*THE REQUEST*.
Leaving out every picture, copy the lines of the data exactly, from the first through the line containing "224, 226, 228, 230, 232, 234, 236, 237]".

*SUPPLIED MATERIAL*.
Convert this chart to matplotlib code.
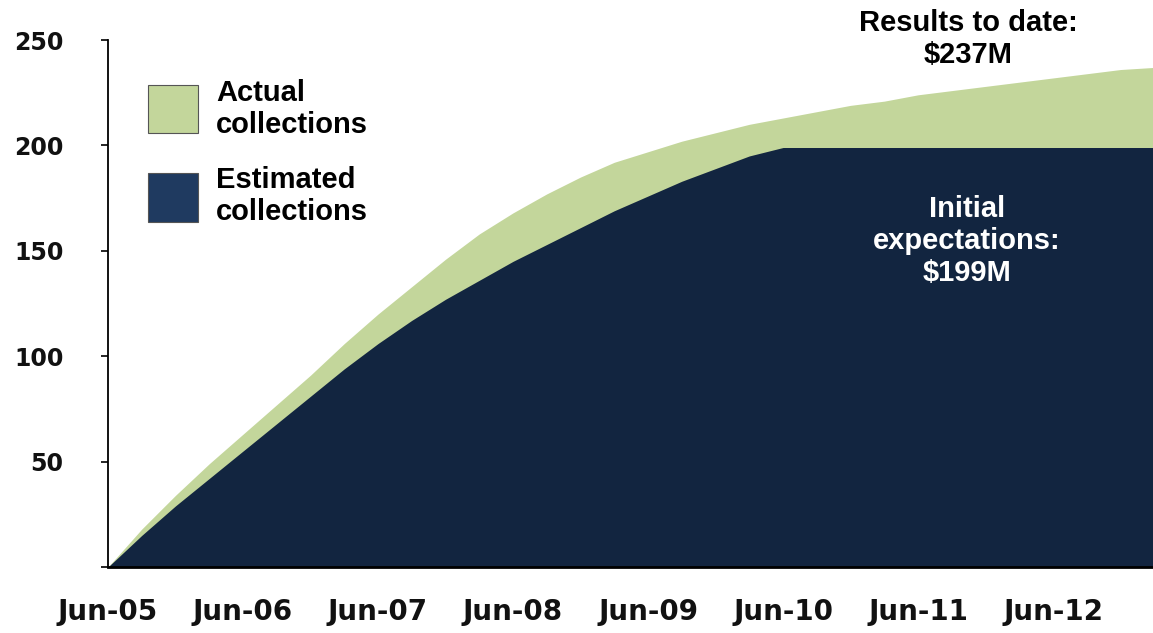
import matplotlib
matplotlib.use("Agg")
import matplotlib.pyplot as plt
from matplotlib.patches import Rectangle

# Cumulative collections ($M), sampled quarterly from Jun-05
quarters = [0.0, 0.25, 0.5, 0.75, 1.0, 1.25, 1.5, 1.75, 2.0, 2.25, 2.5, 2.75,
            3.0, 3.25, 3.5, 3.75, 4.0, 4.25, 4.5, 4.75, 5.0, 5.25, 5.5, 5.75,
            6.0, 6.25, 6.5, 6.75, 7.0, 7.25, 7.5, 7.75]
estimated = [0, 15, 29, 42, 55, 68, 81, 94, 106, 117, 127, 136,
             145, 153, 161, 169, 176, 183, 189, 195, 199, 199, 199, 199,
             199, 199, 199, 199, 199, 199, 199, 199]
actual = [0, 18, 34, 49, 63, 77, 91, 106, 120, 133, 146, 158,
          168, 177, 185, 192, 197, 202, 206, 210, 213, 216, 219, 221,
          224, 226, 228, 230, 232, 234, 236, 237]

tick_years = [0, 1, 2, 3, 4, 5, 6, 7]
tick_labels = ["Jun-05", "Jun-06", "Jun-07", "Jun-08",
               "Jun-09", "Jun-10", "Jun-11", "Jun-12"]
y_ticks = [0, 50, 100, 150, 200, 250]
y_labels = ["", "50", "100", "150", "200", "250"]

GREEN = "#c3d69b"
NAVY = "#122540"
NAVY_KEY = "#1f3a60"

W, H = 1153, 633
fig = plt.figure(figsize=(W / 100, H / 100), dpi=100)
ax = fig.add_axes([108 / W, (H - 567) / H, (W - 108) / W, (567 - 40) / H])

ax.fill_between(quarters, 0, actual, color=GREEN, lw=0)
ax.fill_between(quarters, 0, estimated, color=NAVY, lw=0)

ax.set_xlim(0, 7.74)
ax.set_ylim(0, 250)

ax.set_xticks(tick_years)
ax.set_xticklabels(tick_labels)
ax.set_yticks(y_ticks)
ax.set_yticklabels(y_labels)

ax.tick_params(axis="x", length=0, pad=22, labelsize=20)
ax.tick_params(axis="y", length=5, width=1.2, direction="out", pad=27, labelsize=17)
for lab in ax.get_xticklabels() + ax.get_yticklabels():
    lab.set_fontfamily("DejaVu Sans")
    lab.set_fontweight("bold")
    lab.set_color("#111111")

for side in ("top", "right"):
    ax.spines[side].set_visible(False)
ax.spines["left"].set_linewidth(1.3)
ax.spines["bottom"].set_linewidth(2.0)
ax.set_facecolor("white")

# Legend keys and labels
def key(x0, y0, w, h, color):
    fig.add_artist(Rectangle((x0 / W, 1 - (y0 + h) / H), w / W, h / H,
                             transform=fig.transFigure, facecolor=color,
                             edgecolor="#555555", lw=0.8))

key(148, 85, 50, 48, GREEN)
key(148, 173, 50, 49, NAVY_KEY)
txt = dict(family="Liberation Sans", fontweight="bold", fontsize=21,
           transform=fig.transFigure, va="center", ha="left")
fig.text(216 / W, 1 - 109 / H, "Actual\ncollections", **txt)
fig.text(216 / W, 1 - 196 / H, "Estimated\ncollections", **txt)

# Callouts
ax.text(968 / W, 1 - 39 / H, "Results to date:\n$237M", transform=fig.transFigure,
        family="Liberation Sans", fontweight="bold", fontsize=21,
        ha="center", va="center", color="black")
ax.text(967 / W, 1 - 241 / H, "Initial\nexpectations:\n$199M", transform=fig.transFigure,
        family="Liberation Sans", fontweight="bold", fontsize=21,
        ha="center", va="center", color="white")

fig.savefig("out.png", dpi=100)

*EXERCISE RESULT*.
Convert this chart to matplotlib code.
import matplotlib
matplotlib.use("Agg")
import matplotlib.pyplot as plt
from matplotlib.patches import Rectangle

# Cumulative collections ($M), sampled quarterly from Jun-05
quarters = [0.0, 0.25, 0.5, 0.75, 1.0, 1.25, 1.5, 1.75, 2.0, 2.25, 2.5, 2.75,
            3.0, 3.25, 3.5, 3.75, 4.0, 4.25, 4.5, 4.75, 5.0, 5.25, 5.5, 5.75,
            6.0, 6.25, 6.5, 6.75, 7.0, 7.25, 7.5, 7.75]
estimated = [0, 15, 29, 42, 55, 68, 81, 94, 106, 117, 127, 136,
             145, 153, 161, 169, 176, 183, 189, 195, 199, 199, 199, 199,
             199, 199, 199, 199, 199, 199, 199, 199]
actual = [0, 18, 34, 49, 63, 77, 91, 106, 120, 133, 146, 158,
          168, 177, 185, 192, 197, 202, 206, 210, 213, 216, 219, 221,
          224, 226, 228, 230, 232, 234, 236, 237]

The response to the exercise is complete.